The collaboration with Pro Helvetia represents a distinctive facet of the library’s residency program. Its aim is to foster a dynamic environment that bridges traditional crafts and contemporary design, inviting mutual inspiration. Residents will engage with local artisans and gain fresh perspectives. In its eight-year history, the program has welcomed 50 designers from 10+ countries, including Swiss designers like Jean-Philippe Bonzon, Josefina Muñoz, and Laura Couto Rosado. The selected designers from the 2019-2020 call are Laure Gremion, Karin Lorez (WEER), and Alix Arto.
« I submerged myself in the heart of traditional Chinese craftsmanship. » —Josefina Muñoz (@josefinamunozstudio)
“I believe that during my residency period, the process should be the purpose. Sharing experiences, learning new techniques, listening and co-creating have been a few steps of that process. I made a conscious decision not to focus on making a specific object, but to deepen my knowledge and experiment with different craft techniques. During this experience, I had the opportunity to collaborate with bamboo weavers, experiment with ceramic scraps, learn from ceramic specialists who can make anything from giant pots to intricate crockery, and finally explore the technique of wool rolling felt technique with a family.”Alix Arto (@alix.arto)
Selected designers for the 2024 program
Lousia Carmona (@louisalolacarmona) is a product and textile designer based in Switzerland and Belgium. Graduated in Industrial Design from ECAL. She explored ancient traditional spinning and weaving techniques with crafts-women in Argentina and Benin. Textiles have become a material and technical exploration field, where she studies their various properties and the possibilities of finishing and treatment.
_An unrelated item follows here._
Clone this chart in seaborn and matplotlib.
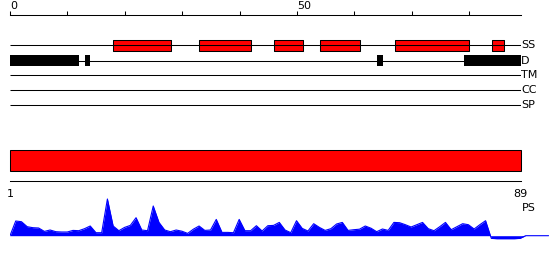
import matplotlib
matplotlib.use("Agg")
import matplotlib.pyplot as plt
import seaborn as sns
import numpy as np
import pandas as pd

# ---------------- data ----------------
seq_length = 89
top_ticks = [0, 10, 20, 30, 40, 50, 60, 70, 80]
top_tick_labels = ["0", "", "", "", "", "50", "", "", ""]
tracks = ["SS", "D", "TM", "CC", "SP"]
ss_segments = [(18, 28), (33, 42), (46, 51), (54, 61), (67, 80), (84, 86)]
d_segments = [(0, 12), (13, 14), (64, 65), (79, 89)]
region_start = 1
region_end = 89
bottom_ticks = [1, 89]
bottom_tick_labels = ["1", "89"]
profile_label = "PS"
profile_values = [0, 14.7, 14, 9, 8, 7.7, 4.3, 5.7, 4, 3.7,
                  3.7, 5.3, 5, 7, 9.7, 3, 3, 36.7, 9.7, 5,
                  8.3, 10.3, 18, 5.7, 5, 29.7, 13.3, 5.7, 4, 5.7,
                  4.5, 2.3, 6.5, 9.7, 5.3, 5.7, 16.3, 3.3, 3.3, 3,
                  16.3, 5, 5, 10, 4.7, 10, 10.3, 13.3, 5.7, 3,
                  15, 7.3, 4.7, 12, 8.3, 5.3, 7, 11.7, 13.3, 5.3,
                  6, 6.5, 9.7, 7.5, 4, 6.7, 5.3, 13.3, 13, 11,
                  8.7, 11, 13.3, 7, 5, 9, 13.3, 6, 9, 12,
                  11, 6.7, 11, 15, -2.7, -3, -3, -3, -3, -2.7,
                  0, 0, 0, 0, 0]

# ---------------- style ----------------
sns.set_style("white")
plt.rcParams["font.family"] = ["DejaVu Sans"]
plt.rcParams["text.color"] = "black"
plt.rcParams["xtick.color"] = "black"
plt.rcParams["xtick.labelcolor"] = "black"
W, H = 550, 260
fig = plt.figure(figsize=(W / 100, H / 100), dpi=100)

def px_axes(x0, x1, y0, y1):
    return fig.add_axes([x0 / W, (H - y1) / H, (x1 - x0) / W, (y1 - y0) / H])

LW = 0.75
RED = "#ff0000"

# ---------------- tracks ----------------
ax1 = px_axes(10, 521, 0, 112)
ax1.set_xlim(0, seq_length)
ax1.set_ylim(112, 0)
track_y = [45.3, 60.5, 75.3, 90, 105.3]
for sp in ["left", "right", "bottom"]:
    ax1.spines[sp].set_visible(False)
ax1.spines["top"].set_position(("data", 15))
ax1.spines["top"].set_linewidth(LW)
ax1.spines["top"].set_color("black")
ax1.xaxis.set_ticks_position("top")
ax1.set_xticks(top_ticks)
ax1.set_xticklabels(top_tick_labels, ha="left", fontsize=8)
ax1.tick_params(axis="x", direction="out", length=3, width=LW, pad=0, colors="black")
ax1.set_yticks([])
ax1.hlines(track_y, 0, seq_length, color="black", linewidth=LW)
ax1.broken_barh([(s, e - s) for s, e in ss_segments], (track_y[0] - 5.3, 10.6),
                facecolor=RED, edgecolor="black", linewidth=LW, clip_on=False)
ax1.broken_barh([(s, e - s) for s, e in d_segments], (track_y[1] - 5.5, 11),
                facecolor="black", edgecolor="black", linewidth=0, clip_on=False)
for name, y in zip(tracks, track_y):
    ax1.text(seq_length, y, name, ha="left", va="center", fontsize=8, color="black")

# ---------------- region bar ----------------
ax2 = px_axes(10, 520.7, 140, 200)
ax2.set_xlim(region_start, region_end)
ax2.set_ylim(200, 140)
for sp in ["left", "right", "top"]:
    ax2.spines[sp].set_visible(False)
ax2.spines["bottom"].set_position(("data", 180.7))
ax2.spines["bottom"].set_linewidth(LW)
ax2.spines["bottom"].set_color("black")
ax2.barh([160.3], [region_end - region_start], left=region_start, height=20.6,
         color=RED, edgecolor="black", linewidth=LW, clip_on=False)
ax2.set_xticks(bottom_ticks)
ax2.set_xticklabels(bottom_tick_labels, fontsize=8)
ax2.tick_params(axis="x", direction="out", length=3.2, width=LW, pad=3, colors="black")
ax2.set_yticks([])

# ---------------- profile ----------------
ax3 = px_axes(10, 548.6, 190, 250)
n = len(profile_values)
df = pd.DataFrame({"pos": np.arange(n), "value": profile_values})
ax3.set_xlim(0, n - 1)
ax3.set_ylim(-(250 - 235.7), 235.7 - 190)
ax3.fill_between(df["pos"], 0, df["value"], color="#0000ff", linewidth=0)
sns.lineplot(data=df, x="pos", y="value", ax=ax3, color="#0000ff", linewidth=0.8)
ax3.axis("off")
fig.text(522 / W, 1 - 208 / H, profile_label, ha="left", va="center", fontsize=8,
         color="black")

fig.savefig("out.png", dpi=100)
She’d like to explore finishing techniques in the rich history of artisanal and industrial textile know-how and, more specifically, the incredible textile work of the Miaos. From their indigo dyeing and pleated skirts to the use of egg white to make fabrics shiny and waterproof. And so to understand and translate this ancestral know-how into my design practice, somewhere at the intersection of material, object and space.
Emma Casella (@ioemmaetu) is an industrial designer focusing on a local approach to conception and sourcing. She studied graphic design at CSIA in Lugano, and industrial design at ECAL in Lausanne. She was born in Grisons and grew up in Ticino, developing a strong connection with the Alpine region. Emma’s design approach aims to revisit these ancient methods of handling textiles to rejuvenate them.
After almost two years of research into new ways of using wool in Switzerland, she is aiming to preserve the knowledge of working with wool and valorise it. After reading some articles on the tradition of wool for the Yi people in the mountain region of Sichuan, she could deduce that the ancient techniques of weaving and felting animal fibre are being contaminated by the large world market for synthetic fibres. Therefore, she’d like to observe, learn and perhaps help in the valorisation of these techniques before they disappear.
Nicole Frei (@salonfrei) is a fashion designer and a scenographer. She graduated from University of Art and Design FHNW and Zurich University of the Arts. Her work could be seen in many theatre and dance pieces, recently in “Creature Comforts” by Criptonite & Symbionts at Tanzhaus Zurich, in “Salzige Tränen” and “Pssst” from Leonie Graf or “Blockade” from LAB Junges Theater at Gessnerallee.
Her design approach is guided by embodied practices and experimental sensory research methods, working with crafts that emphasize slowness. For her, the slowness in the weaving process is an act of resistance. She’d like to give value to otherwise invisible things such as chronic illnesses. During the residency, she would like to do discover local crafts and their materials, and deconstruct and combine them with local material waste. The traditional Chinese craft techniques, such as metal, bamboo, rattan, palm, sedge grass or straw weaving have great potential for upcycling.
Yan Jiang (@yan_jiang_studio) holds an industrial and product design education background from China, Italy, and Switzerland. After her studies and a decade of experience in the Swiss watch and high jewellery industry, she started to draw upon her extensive knowledge and understanding of precision craftsmanship, material and her passion for contemporary art to create contemporary jewellery through her experimental process with various materials and techniques.
During her residency, she would like to study traditional crafts and materials such as metal weaving, Miao silver, glass and bamboo weaving with the goal of reshaping the function of ancient technic and creating a series of objects that challenge the limited materials and crafts. Furthermore, she’d also like to discuss the relationship between traditional techniques, modern technology and society.
Silvio Rebholz (@silvio.rebholz) is a product designer from Germany currently residing in Lausanne. He holds a MA in Product Design from ECAL and graduated in Industrial Design at ABK Stuttgart. He is a lecturer at ABK Stuttgart, and teaches Design for Sustainability at ECAL and EPFL.
Silvio is dedicated to exploring unconventional ideas and transforming them into practical product solutions. He aims to create sensitive and compelling products that align with the environmental and social considerations of our modern society. As a craft heritage of Chinese culture, oil paper umbrella coating is an extraordinary technique. With the climate crisis and the associated problem of microplastics, such old techniques as this are gaining renewed relevance. Taking this fascinating technique of oil paper umbrellas as a starting point, he plans to further his knowledge of biodegradable paper coatings and explore how oil-coated papers can be integrated into contemporary objects.